Dual Modelling of Permutation and Injection Problems

TL;DR

This paper investigates primal, dual, and combined modeling approaches for permutation and injection problems, demonstrating that multiple viewpoints with channelling constraints can improve problem-solving effectiveness through extensive theoretical and empirical analysis.

Contribution

It provides a comprehensive comparison of primal, dual, and combined models for permutation and injection problems, highlighting the benefits of multi-viewpoint modeling with channelling constraints.

Findings

Multiple viewpoints often outperform single-view models.

Channelling constraints help maintain consistency and improve solving efficiency.

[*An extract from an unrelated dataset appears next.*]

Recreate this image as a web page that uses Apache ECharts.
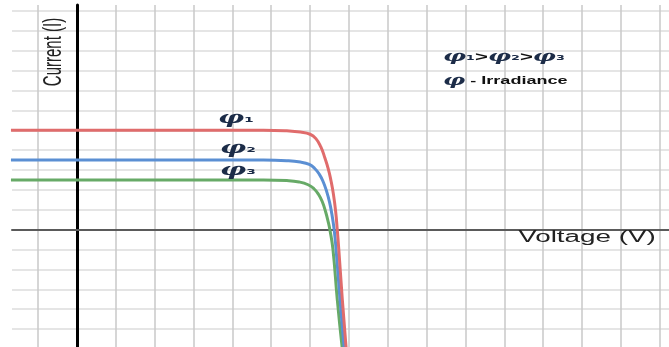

The methodology aids in selecting effective constraint models.

Abstract

When writing a constraint program, we have to choose which variables should be the decision variables, and how to represent the constraints on these variables. In many cases, there is considerable choice for the decision variables. Consider, for example, permutation problems in which we have as many values as variables, and each variable takes an unique value. In such problems, we can choose between a primal and a dual viewpoint. In the dual viewpoint, each dual variable represents one of the primal values, whilst each dual value represents one of the primal variables. Alternatively, by means of channelling constraints to link the primal and dual variables, we can have a combined model with both sets of variables. In this paper, we perform an extensive theoretical and empirical study of such primal, dual and combined models for two classes of problems: permutation problems and injection problems. Our results show that it often be advantageous to use multiple viewpoints, and to have constraints which channel between them to maintain consistency. They also illustrate a general methodology for comparing different constraint models.